Besonders üppig wird es vergütet, wenn der Sonnenstrom gar nicht erst ins Netz eingespeist wird, sondern direkt vor Ort verbraucht wird. Der Gedanke dahinter: Wenn der Strom da bleibt, wo er erzeugt wird, und nicht erst in die Stromnetze hineingedrückt und später wieder entnommen wird, entlastet das die ohnehin schon verstopften Stromautobahnen in Deutschland. Das ist dem Gesetzgeber einen Zusatzbonus von immerhin bis zu acht Cent je erzeugter Kilowattstunde wert.

Von dem Sahnehäubchen auf dem Solarkuchen können seit kurzem nicht nur Häuslebauer mit Kleinanlagen, sondern auch Großerzeuger profitieren. Mit der Novelle des Erneuerbaren-Energien-Gesetzes (EEG) im Sommer 2010 wurde dort ein Passus verankert, der die satten Eigenverbrauchs-Boni nicht nur für geringe Anlagengrößen zulässt, sondern auch für Solarkraftwerke mit einer Leistung von bis zu 500 Kilowatt. Damit wird es auch für die Besitzer von großen Dachflächen - etwa auf Supermärkten oder in Industriebetrieben - ziemlich attraktiv, Solarmodule zum Eigenverbrauch zu installieren.

Die Folge: Immer größere mit Solarpaneelen bestückte Dachflächen bedeuten immer mehr Leistung und damit immer höhere Kosten für die Solarstromförderung, die die Stromverbraucher bezahlen müssen. Einer Prognose des Leipziger Instituts für Energie zufolge werden im Jahr 2011 maximal zwei Milliarden Wattstunden Solarstrom zum Eigenverbrauch in Deutschland erzeugt werden. Ein Jahr später sollen es den IE-Prognosen zufolge schon maximal 3,45 Milliarden Wattstunden sein. Die damit verbundenen Kosten würden von 370 Millionen Euro auf fast 550 Millionen Euro pro Jahr steigen.

"In puncto Eigenverbrauch ist es genau so gekommen, wie wir das erwartet hatten", sagt Holger Krawinkel, Energieexperte im Bundesverband der Verbraucherzentralen, der schon im vergangenen Sommer auf eine Kostenexplosion im Solarfördersystem hingewiesen hatte. Durch die Neuregelung - und besonders die Zulassung noch größerer Anlagen - ergäben sich "zusätzliche Mitnahmeeffekte" speziell für Großproduzenten von Solarstrom. Auf Deutsch: Es sind vor allem finanzstarke Solarstromer mit Großanlagen, die von der neu gefassten Solarförderung profitieren.

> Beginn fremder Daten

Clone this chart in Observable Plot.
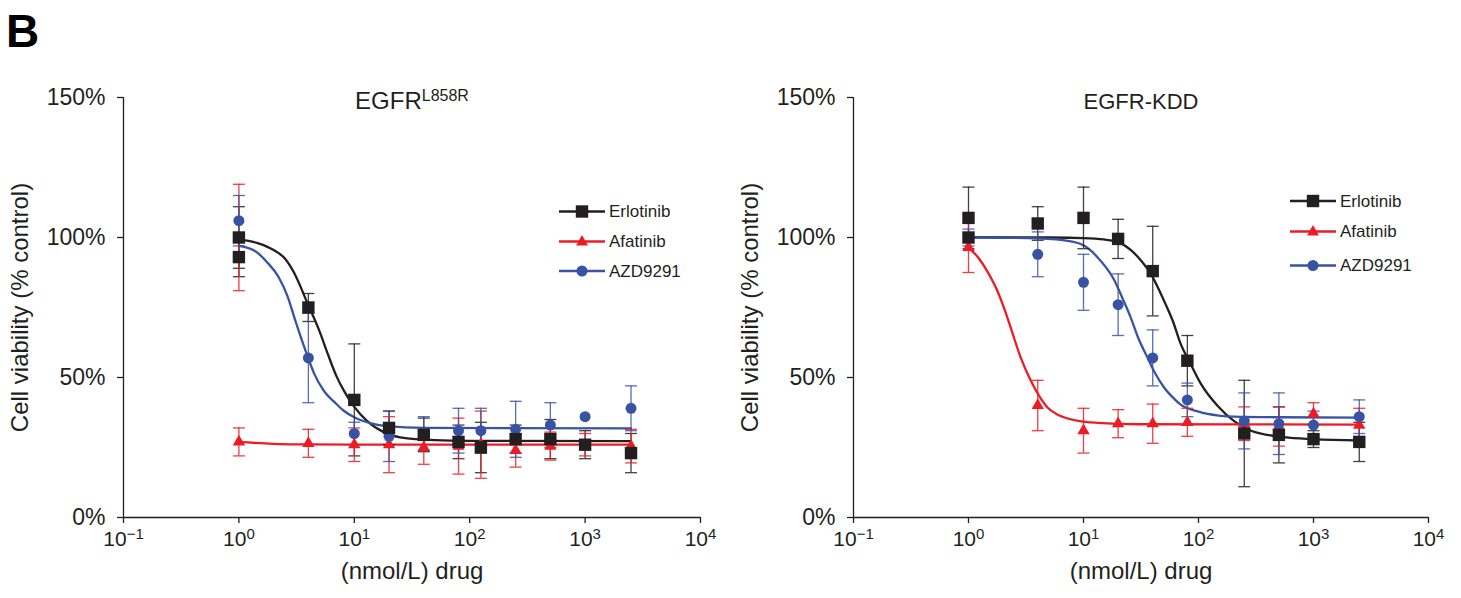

Für das Bundesumweltministerium (BMU) macht die Förderung von Großanlagen durchaus Sinn. Die Entlastung der Stromnetze sei größer, wenn nicht nur Privatleute, sondern auch Stromgroßkunden ihre Energie sofort selbst verbrauchten, heißt es vom BMU. Außerdem sollen durch die Regelung "Impulse an Hersteller von modernen Stromspeichern" gesetzt werden, leistungsfähige Produkte zu entwickeln.

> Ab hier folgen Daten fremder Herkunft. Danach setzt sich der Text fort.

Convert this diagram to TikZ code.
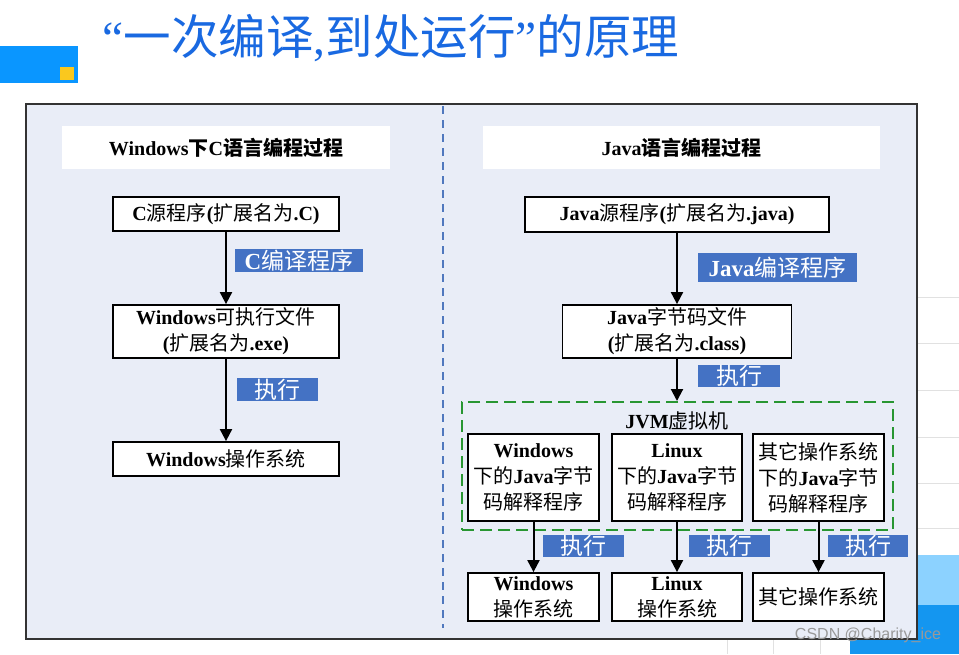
\documentclass[tikz,border=0pt]{standalone}
\usepackage{fontspec}
\setmainfont{Liberation Serif}
\newfontfamily\cjk{Noto Sans CJK SC}
\newfontfamily\wmfont{Liberation Sans}
\usetikzlibrary{arrows.meta, positioning}
\definecolor{panelfill}{RGB}{233,237,247}
\definecolor{tagblue}{RGB}{68,114,196}
\definecolor{titleblue}{RGB}{25,105,225}
\definecolor{topblue}{RGB}{10,150,255}
\definecolor{topyellow}{RGB}{250,200,30}
\definecolor{divblue}{RGB}{80,120,190}
\definecolor{jvmgreen}{RGB}{40,150,50}
\definecolor{lightblue}{RGB}{140,210,255}
\definecolor{darkblue}{RGB}{20,150,240}
\definecolor{gridgray}{RGB}{225,225,225}
\newcommand{\zh}[1]{{\cjk\mdseries #1}}
\newcommand{\zhb}[1]{{\cjk\bfseries #1}}

\begin{document}
\begin{tikzpicture}[x=1pt, y=-1pt,
  box/.style={draw=black, line width=1.8pt, fill=white, align=center, inner sep=0pt, font=\fontsize{20}{26}\selectfont\bfseries},
  head/.style={fill=white, inner sep=0pt, minimum height=43pt, font=\fontsize{20}{24}\selectfont\bfseries},
  tag/.style={fill=tagblue, text=white, inner sep=0pt, font=\fontsize{23}{26}\selectfont\bfseries},
  arr/.style={-{Triangle[width=12pt,length=12pt]}, line width=2pt}
]
  \useasboundingbox (0,0) rectangle (959,654);
  % page decoration
  \fill[topblue] (0,46) rectangle (78,83);
  \fill[topyellow] (60,67) rectangle (74,80);
  \foreach \y in {297,343,390,437,483,528}
    \draw[gridgray, line width=1pt] (917,\y) -- (959,\y);
  \foreach \x in {727,773,820}
    \draw[gridgray, line width=1pt] (\x,640) -- (\x,654);
  \fill[lightblue] (848,555) rectangle (959,605);
  \fill[darkblue] (850,605) rectangle (959,654);
  \node[text=titleblue, inner sep=0pt, font=\fontsize{47.5}{50}\selectfont] (title) at (391,38)
    {“\zh{一次编译},\zh{到处运行}”\zh{的原理}};

  % panel
  \draw[fill=panelfill, draw=black!80, line width=1.5pt] (26,104) rectangle (917,639);
  \draw[divblue, line width=1.2pt, dash pattern=on 8pt off 6pt] (443,106) -- (443,628);

  % C side
  \node[head, minimum width=328pt] (lhead) at (226,147.5) {Windows\zhb{下}C\zhb{语言编程过程}};
  \node[box, minimum width=226pt, minimum height=34pt] (csrc) at (226,214) {C\zh{源程序}(\zh{扩展名为}.C)};
  \node[box, minimum width=226pt, minimum height=53pt] (cexe) at (226,331.5) {Windows\zh{可执行文件}\\(\zh{扩展名为}.exe)};
  \node[box, minimum width=226pt, minimum height=34pt] (winos) at (226,459) {Windows\zh{操作系统}};
  \node[tag, minimum width=128pt, minimum height=23pt] (ccomp) at (299,260.5) {C\zh{编译程序}};
  \node[tag, minimum width=81pt, minimum height=23pt] (cexec) at (277.5,389.5) {\zh{执行}};
  \draw[arr] (csrc.south) -- (cexe.north);
  \draw[arr] (cexe.south) -- (winos.north);

  % Java side
  \node[head, minimum width=397pt] (rhead) at (681.5,147.5) {Java\zhb{语言编程过程}};
  \node[box, minimum width=304pt, minimum height=35pt] (jsrc) at (677,214.5) {Java\zh{源程序}(\zh{扩展名为}.java)};
  \node[box, minimum width=229pt, minimum height=53pt] (jcls) at (677,331.5) {Java\zh{字节码文件}\\(\zh{扩展名为}.class)};
  \node[tag, minimum width=159pt, minimum height=29pt] (jcomp) at (777.5,267.5) {Java\zh{编译程序}};
  \node[tag, minimum width=82pt, minimum height=22pt] (jexec) at (739,376) {\zh{执行}};
  \node[draw=jvmgreen, line width=2pt, dash pattern=on 12pt off 6pt, inner sep=0pt,
        minimum width=431pt, minimum height=128pt] (jvm) at (677.5,466) {};
  \node[inner sep=0pt, font=\fontsize{20}{24}\selectfont\bfseries] (jvmname) at (677,421) {JVM\zh{虚拟机}};
  \draw[arr] (jsrc.south) -- (jcls.north);
  \draw[arr] (jcls.south) -- (jcls.south |- jvm.north);

  \node[box, minimum width=131pt, minimum height=87pt] (iwin) at (533.5,477.5) {Windows\\\zh{下的}Java\zh{字节}\\\zh{码解释程序}};
  \node[box, minimum width=130pt, minimum height=87pt] (ilin) at (677,477.5) {Linux\\\zh{下的}Java\zh{字节}\\\zh{码解释程序}};
  \node[box, minimum width=131pt, minimum height=87pt] (ioth) at (818.5,477.5) {\zh{其它操作系统}\\\zh{下的}Java\zh{字节}\\\zh{码解释程序}};
  \node[box, minimum width=131pt, minimum height=48pt] (owin) at (533.5,597) {Windows\\\zh{操作系统}};
  \node[box, minimum width=130pt, minimum height=48pt] (olin) at (677,597) {Linux\\\zh{操作系统}};
  \node[box, minimum width=131pt, minimum height=48pt] (ooth) at (818.5,597) {\zh{其它操作系统}};
  \node[tag, minimum width=81pt, minimum height=20pt] (xwin) at (583.5,546) {\zh{执行}};
  \node[tag, minimum width=81pt, minimum height=20pt] (xlin) at (729.5,546) {\zh{执行}};
  \node[tag, minimum width=80pt, minimum height=20pt] (xoth) at (868,546) {\zh{执行}};
  \draw[arr] (iwin.south) -- (owin.north);
  \draw[arr] (ilin.south) -- (olin.north);
  \draw[arr] (ioth.south) -- (ooth.north);

  \node[text=black!40, inner sep=0pt, font=\fontsize{16}{18}\selectfont\wmfont] (mark) at (868,635) {CSDN @Charity\_ice};
\end{tikzpicture}
\end{document}
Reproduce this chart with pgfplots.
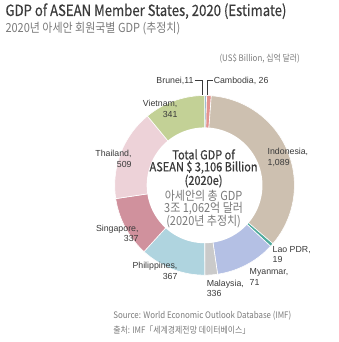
\documentclass[border=0pt]{standalone}
\usepackage{fontspec}
\usepackage{pgfplots}
\usepackage{pgfplotstable}
\pgfplotsset{compat=1.18}
\setmainfont{Liberation Sans}
\newfontfamily\kr{Noto Sans CJK KR}
\newfontfamily\krc{Noto Sans CJK KR}[FakeStretch=0.88]
\newfontfamily\krt{Noto Sans CJK KR}[FakeStretch=0.85,FakeBold=0.35]
\newfontfamily\krb{Noto Sans CJK KR}[FakeStretch=0.88,FakeBold=0.6]
\definecolor{cBru}{HTML}{9DBBD0}
\definecolor{cCam}{HTML}{E3938F}
\definecolor{cIdn}{HTML}{CDC0B0}
\definecolor{cLao}{HTML}{4FAA9C}
\definecolor{cMys}{HTML}{B4C0E4}
\definecolor{cMmr}{HTML}{CACACA}
\definecolor{cPhl}{HTML}{AFD4DF}
\definecolor{cSgp}{HTML}{D0919D}
\definecolor{cTha}{HTML}{EDD2D8}
\definecolor{cVnm}{HTML}{C3D196}
\definecolor{txt}{HTML}{3A3A3A}
\definecolor{grayt}{HTML}{7A7A7A}
\pgfplotstableread{
country value col
Brunei 11 cBru
Cambodia 26 cCam
Indonesia 1089 cIdn
Lao 19 cLao
Malaysia 336 cMys
Myanmar 71 cMmr
Philippines 367 cPhl
Singapore 337 cSgp
Thailand 509 cTha
Vietnam 341 cVnm
}\gdp
\begin{document}
\begin{tikzpicture}
\begin{axis}[
  scale only axis, width=339pt, height=342pt,
  xmin=0, xmax=339, ymin=0, ymax=342,
  hide axis, clip=false,
]
\addplot[draw=none] coordinates {(0,0) (339,342)};
\pgfplotstablegetrowsof{\gdp}
\pgfmathtruncatemacro\nrows{\pgfplotsretval-1}
\gdef\cum{0}
\pgfplotsforeachungrouped \i in {0,...,\nrows}{%
  \pgfplotstablegetelem{\i}{value}\of\gdp \pgfmathsetmacro\v{\pgfplotsretval}%
  \pgfplotstablegetelem{\i}{col}\of\gdp \edef\c{\pgfplotsretval}%
  \pgfmathsetmacro\aend{90-\cum/3106*360}%
  \pgfmathsetmacro\newcum{\cum+\v}%
  \pgfmathsetmacro\astart{90-\newcum/3106*360}%
  \xdef\cum{\newcum}%
  \edef\tmp{\noexpand\addplot[fill=\c, draw=white, line width=0.6pt, domain=\astart:\aend, samples=60] ({205+90*cos(x)},{157+90*sin(x)}) -- (axis cs:205,157) -- cycle;}%
  \tmp
}
\addplot[fill=white, draw=none, domain=0:360, samples=120] ({205+58*cos(x)},{157+58*sin(x)}) -- cycle;
% leader lines
\addplot[txt, line width=0.5pt] coordinates {(195,262) (203,262) (203,247)};
\addplot[txt, line width=0.5pt] coordinates {(207.5,247) (207.5,262) (213,262)};
% titles
\node[anchor=west, text=txt, font=\krt\fontsize{15.5}{16}\selectfont] at (axis cs:2,331.5) {GDP of ASEAN Member States, 2020 (Estimate)};
\node[anchor=west, text=grayt, font=\krc\fontsize{12.5}{13}\selectfont] at (axis cs:2,314) {2020년 아세안 회원국별 GDP (추정치)};
\node[anchor=east, text=grayt, font=\krc\fontsize{9}{9}\selectfont] at (axis cs:304,284) {(US\$ Billion, 십억 달러)};
% labels
\begin{scope}[every node/.style={text=txt, font=\fontsize{8.8}{10.5}\selectfont, inner sep=0pt}]
\node[anchor=east] at (axis cs:194,262) {Brunei,11};
\node[anchor=west] at (axis cs:214,262) {Cambodia, 26};
\node[anchor=east, align=right] at (axis cs:178,233.5) {Vietnam,\\341};
\node[anchor=east, align=right] at (axis cs:132,183.5) {Thailand,\\509};
\node[anchor=east, align=right] at (axis cs:139,109) {Singapore,\\337};
\node[anchor=east, align=right] at (axis cs:178,71.5) {Philippines,\\367};
\node[anchor=west, align=left] at (axis cs:207,54) {Malaysia,\\336};
\node[anchor=west, align=left] at (axis cs:250,65) {Myanmar,\\71};
\node[anchor=west, align=left] at (axis cs:273,87.5) {Lao PDR,\\19};
\node[anchor=west, align=left] at (axis cs:268,185) {Indonesia,\\1,089};
\end{scope}
% center text
\node[align=center, text=txt, inner sep=0pt, font=\krb\fontsize{12.5}{12}\selectfont] at (axis cs:204,174) {Total GDP of\\ASEAN \$ 3,106 Billion\\(2020e)};
\node[align=center, text=grayt, inner sep=0pt, font=\krc\fontsize{12.5}{11.5}\selectfont] at (axis cs:204,133) {아세안의 총 GDP\\3조 1,062억 달러\\(2020년 추정치)};
% source
\node[anchor=west, text=grayt, font=\krc\fontsize{9}{9}\selectfont] at (axis cs:110,26) {Source: World Economic Outlook Database (IMF)};
\node[anchor=west, text=grayt, font=\krc\fontsize{9}{9}\selectfont] at (axis cs:110,12) {출처: IMF「세계경제전망 데이터베이스」};
\end{axis}
\end{tikzpicture}
\end{document}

Tatsächlich macht der Eigenverbrauch von Solarstrom deutlich mehr Sinn, wenn er mit Stromspeichern gekoppelt ist und daher eine kontinuierliche Leistungsabgabe gewährleistet ist. Die Entwicklung brauchbarer Energiespeicher steckt aber noch in den Kinderschuhen. Ob die Eigenverbrauchsregelung aber die nötigen Impulse für Neuentwicklungen setzen kann, ist unter Fachleuten umstritten.

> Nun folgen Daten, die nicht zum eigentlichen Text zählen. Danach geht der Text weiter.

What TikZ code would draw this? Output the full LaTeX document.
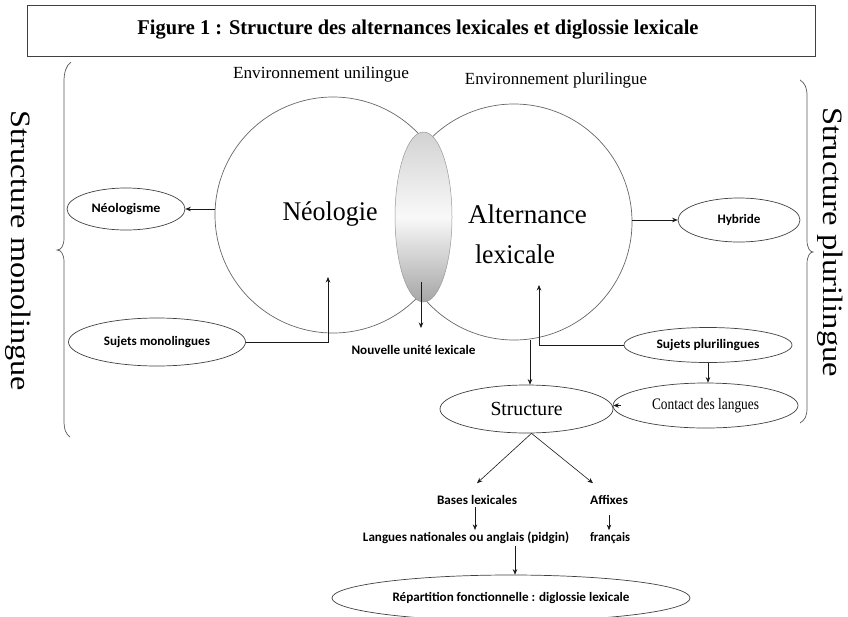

Manche vermuten denn auch einen anderen Grund hinter der neuen Möglichkeit für Großanlagenbetreiber, sich die begehrten Zusatzboni zu sichern: In einer Zeit, in der die allgemeinen Solarvergütungen immer weiter zusammengestrichen werden, sei es der Solarlobby im neuen EEG gelungen, für Großkunden ein Schlupfloch einzurichten, das ihnen weiterhin hohe Profite garantiere. Damit sei der deutschen Solarlobby ein wichtiger Schritt gelungen - sich über Jahre eine ganz neue Abnehmerschicht für ihre Solarmodule zu sichern.